We'd had big bottles of Gatorade sitting in a cooler within arm's reach, and finished them off in the course of the day; next morning when we woke, we felt thirsty, but not dangerously dehydrated, and we no longer felt the same need to lie there and let the pollinators have their way with us. We got up and went to the car, and got the larger cooler out of the trunk; I made us drink a bunch more Gatorade before we did anything else.

We got up and walked around, feeling the delicious breeze over our sweaty bodies and in the petals of our flowers. We had to walk a little differently because of the flowers, they were so big. We ate breakfast, our appetite (for food, I mean) having come back, and walked some more, wearing just shoes and nothing else. Mosquitoes abounded, but they didn't bite us -- they hadn't bitten us during the whole trip. We probably don't smell like mammals to them, somehow. A few butterflies and bees visited us during our walk, though not nearly as many as the day before, and we'd lean against each other and hold still while they pollinated us, then sigh with joy and hug (sideways, careful not to bump our flowers into anything), and go on. Nothing except the pollinating insects and those two solitary hummingbirds took any notice of us; maybe we smelled too plantlike for the carnivores to want to eat us and too animallike for the herbivores.

We stayed in the Everglades for the rest of our vacation, of course, but then we had to go back, and we found, when we packed the car and tried to get dressed, that of course we couldn't fit any underwear on over these flowers. Not boxers and certainly not panties. And putting pants or a skirt on over them, with or without underwear, was just as painful. We settled for just shirts and shoes, with which we should in theory be admitted to any restaurant in the country, then finished packing and drove out.
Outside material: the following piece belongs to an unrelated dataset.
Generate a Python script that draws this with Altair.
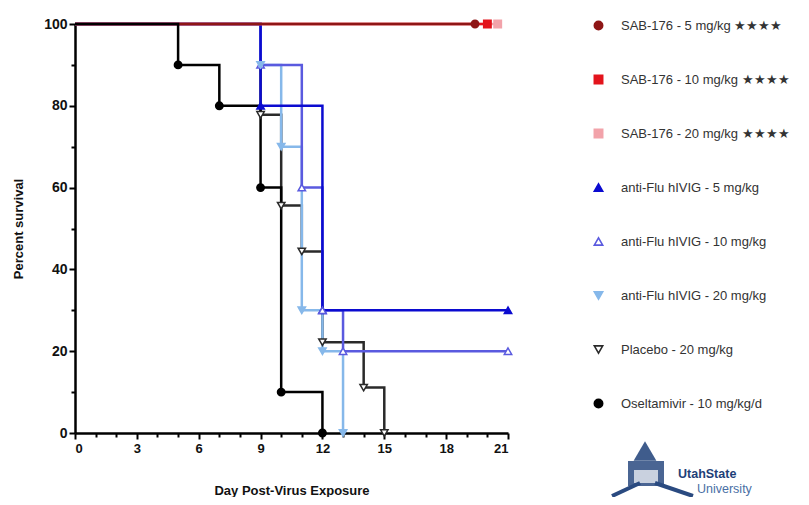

No police pulled us over for public nudity while we were driving, but things got awkward for a moment when we stopped in Port Charlotte to use the restroom at a gas station. But the gas station clerk didn't raise an eyebrow at our condition; just pointed the way to the restrooms and went back to her cellphone conversation. I guess we're not the only ones whose change made wearing clothes difficult or impossible.

I'll write again soon after we get home.